De quoi ça parle ?
Décidé à se venger, le hors-la-loi Nat Love enfourche son cheval avec sa bande pour régler son compte à son ennemi Rufus Buck, un cruel chef de gang échappé de prison.
The Harder They Fall, un film écrit par Jeymes Samuel et Boaz Yakin, réalisé par Jeymes Samuel avec Jonathan Majors, Idris Elba, Regina King, Zazie Beetz, Delroy Lindo… Sur Netflix
C’est avec qui ?
Pour son premier long métrage, Jeymes Samuel – plus connu sous son nom d’artiste musical The Bullitts – a vu les choses en grand. Pour raconter cette histoire 100% fictive, il a convoqué des personnages qui, eux, ont réellement existé et créé une véritable mythologie autour d’eux. (Même si cette mythologie n’a pas été imprimée dans les livres d’histoire.)
Jonathan Majors campe ainsi Nat Love, un gangster animé par une soif de vengeance après avoir assisté enfant à l’assassinat de ses parents. Le coupable ? C’est Rufus Buck, incarné par Idris Elba qui, une nouvelle fois, prend un malin plaisir à incarner les méchants.
Rufus Buck est entouré de fines gâchettes dont Cherokee Bill joué par Lakeith Stanfield, et son bras droit n’est autre que Treacherous Trudy Smith, jouée par une Regina King qui donne toute sa valeur à ce surnom "Treacherous", qui signifie "traîtresse".
Aux côtés de Jonathan Majors, on retrouve quelques visages connus du petit et grand écran dont Zazie Beetz qui joue Mary Fields, Delroy Lindo qui interprète Bass Reeves (le premier shérif noir à l’Ouest du Mississippi) ou encore Edi Gathegi dans le rôle de Bill Pickett.
Ça vaut le coup d’œil ?
Il aura fallu attendre 2021 pour voir une production ambitieuse, menée par un casting entièrement noir, entrer sur le terrain du sacro-saint western. Ce genre qui a marqué les heures de gloire d’Hollywood avec les films de John Ford et autres Howard Hawks a longtemps été aussi une forme de propagande. Celle où l’on raconte une histoire biaisée ou omettant une bonne partie de ses protagonistes.
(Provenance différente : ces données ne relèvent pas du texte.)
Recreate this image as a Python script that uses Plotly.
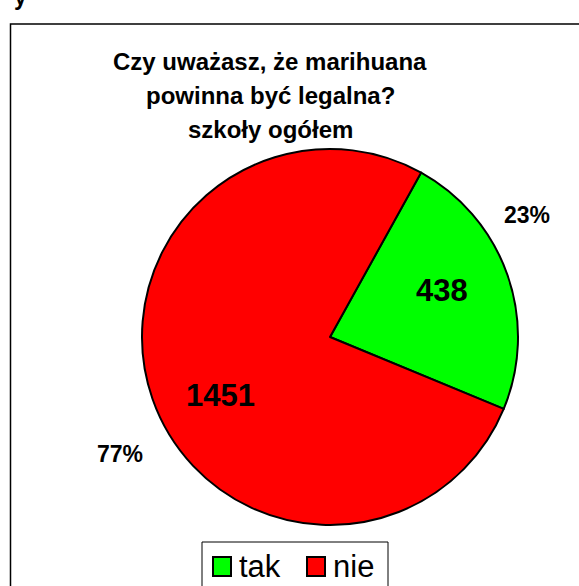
import plotly.graph_objects as go

W, H = 579, 586

labels = ["tak", "nie"]
values = [438, 1451]
colors = ["#00FF00", "#FF0000"]
title_lines = ["Czy uważasz, że marihuana", "powinna być legalna?", "szkoły ogółem"]

total = sum(values)
percents = [f"{round(v / total * 100)}%" for v in values]


def px(x):
    return x / W


def py(y):
    return 1 - y / H


fig = go.Figure()

fig.add_trace(go.Pie(
    labels=labels,
    values=values,
    sort=False,
    direction="clockwise",
    rotation=29,
    marker=dict(colors=colors, line=dict(color="#000000", width=2)),
    textinfo="none",
    hoverinfo="label+value+percent",
    showlegend=False,
    domain=dict(x=[px(142), px(518)], y=[py(525), py(149)]),
))

font_fam = "Arial, Liberation Sans, sans-serif"
annotations = []
shapes = []

# title, one annotation per line for the wider line spacing
for i, line in enumerate(title_lines):
    annotations.append(dict(
        text=f"<b>{line}</b>", x=px(270), y=py(61 + i * 34.5),
        xref="paper", yref="paper", showarrow=False,
        xanchor="center", yanchor="middle",
        font=dict(family=font_fam, size=24, color="#000000"),
    ))

# value labels inside slices, percentages outside
value_pos = [(442, 290), (220, 396)]
pct_pos = [(527, 215), (120, 454)]
for i in range(len(values)):
    annotations.append(dict(
        text=f"<b>{values[i]}</b>", x=px(value_pos[i][0]), y=py(value_pos[i][1]),
        xref="paper", yref="paper", showarrow=False,
        xanchor="center", yanchor="middle",
        font=dict(family=font_fam, size=31, color="#000000"),
    ))
    annotations.append(dict(
        text=f"<b>{percents[i]}</b>", x=px(pct_pos[i][0]), y=py(pct_pos[i][1]),
        xref="paper", yref="paper", showarrow=False,
        xanchor="center", yanchor="middle",
        font=dict(family=font_fam, size=23, color="#000000"),
    ))

# clipped fragment of text above the chart frame
annotations.append(dict(
    text="<b>y</b>", x=px(12), y=py(-3), xref="paper", yref="paper",
    showarrow=False, xanchor="left", yanchor="middle",
    font=dict(family=font_fam, size=23, color="#000000"),
))

# chart frame (runs past the right and bottom edges)
shapes.append(dict(
    type="rect", xref="paper", yref="paper",
    x0=px(10.5), x1=px(600), y0=py(620), y1=py(24),
    line=dict(color="#000000", width=1.5), fillcolor="rgba(0,0,0,0)",
))

# legend drawn by hand: boxed, squares close to their labels
shapes.append(dict(
    type="rect", xref="paper", yref="paper",
    x0=px(202), x1=px(388), y0=py(620), y1=py(542),
    line=dict(color="#000000", width=1), fillcolor="#FFFFFF",
))
legend_x = [212, 306]
for i, lab in enumerate(labels):
    shapes.append(dict(
        type="rect", xref="paper", yref="paper",
        x0=px(legend_x[i] + 1), x1=px(legend_x[i] + 19), y0=py(576), y1=py(557),
        line=dict(color="#000000", width=2), fillcolor=colors[i],
    ))
    annotations.append(dict(
        text=lab, x=px(legend_x[i] + 25), y=py(566),
        xref="paper", yref="paper", showarrow=False,
        xanchor="left", yanchor="middle",
        font=dict(family=font_fam, size=31, color="#000000"),
    ))

fig.update_layout(
    width=W, height=H, autosize=False,
    margin=dict(l=0, r=0, t=0, b=0),
    paper_bgcolor="#FFFFFF",
    plot_bgcolor="#FFFFFF",
    annotations=annotations,
    shapes=shapes,
    showlegend=False,
)

fig.write_html(
    "out.html",
    config={"displayModeBar": False},
    post_script="document.body.style.margin='0';document.body.style.overflow='hidden';",
)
Avec The Harder They Fall, Jeymes Samuel ne signe pas un film historique, puisque son histoire est totalement fictive. Mais il réhabilite la place des cowboys afro-américains dans l’histoire des westerns en centrant l’histoire sur eux. En les sortant de leurs éternels seconds rôles.
Son but est de créer un classique instantané avec cette histoire de vengeance entre bandits notoires. Il veut immortaliser les noms de Nat Love, Rufus Buck, Mary Fields et les faire vivre dans l’inconscient collectif comme Billy the Kid, Buffalo Bill ou Calamity Jane.
Et le résultat est plutôt bluffant. Car Jeymes Samuel signe un western qui réinvente par la même occasion le genre. Profondément pop avec ses couleurs chatoyantes, parfois drôle, mais aussi construit comme une tragédie grecque, le film donne une fausse impression de légèreté et au fil du temps, imprime la rétine sans même qu’on s’en rende compte.
Celui qui s’est déjà imposé comme un esthète de l’image, avec sa démarche parfois de plasticien dans les vidéoclips qu’il a réalisés, a composé de vrais tableaux qui passent de l’imagerie populaire de la bande-dessinée – on pense à la scène où Rufus Buck est exfiltré de son wagon-prison – à des plans rappelant parfois l’impressionnisme américain.
Il y a clairement du Tarantino dans ce film, dans cet aspect très pop assumé et ce goût de revanche. Pour autant, The Harder n’a rien de comparable à Django Unchained et c’est tant mieux. Le film creuse un autre sillon. Il montre une sorte de réalité alternative. C’est du moins ainsi qu’on le perçoit à l’aune du pan d’Histoire qui a été mis sous le tapis. Il nous montre en fait – par la magie de la fiction – une vérité cachée.
The Harder They Fall est un vrai film de cinéma, bien plus qu’un film politique. De la politique justement, il n’en fait pas. L’argument tient juste au casting et à une scène de braquage, très drôle, dans une ville blanche (littéralement) où les habitants regardent ces bandits d’un air outré et apeuré. Jeymes Samuel réinvente un genre (un peu) poussiéreux pour en faire un objet clinquant et dynamique. C’est là toute la force de ce film.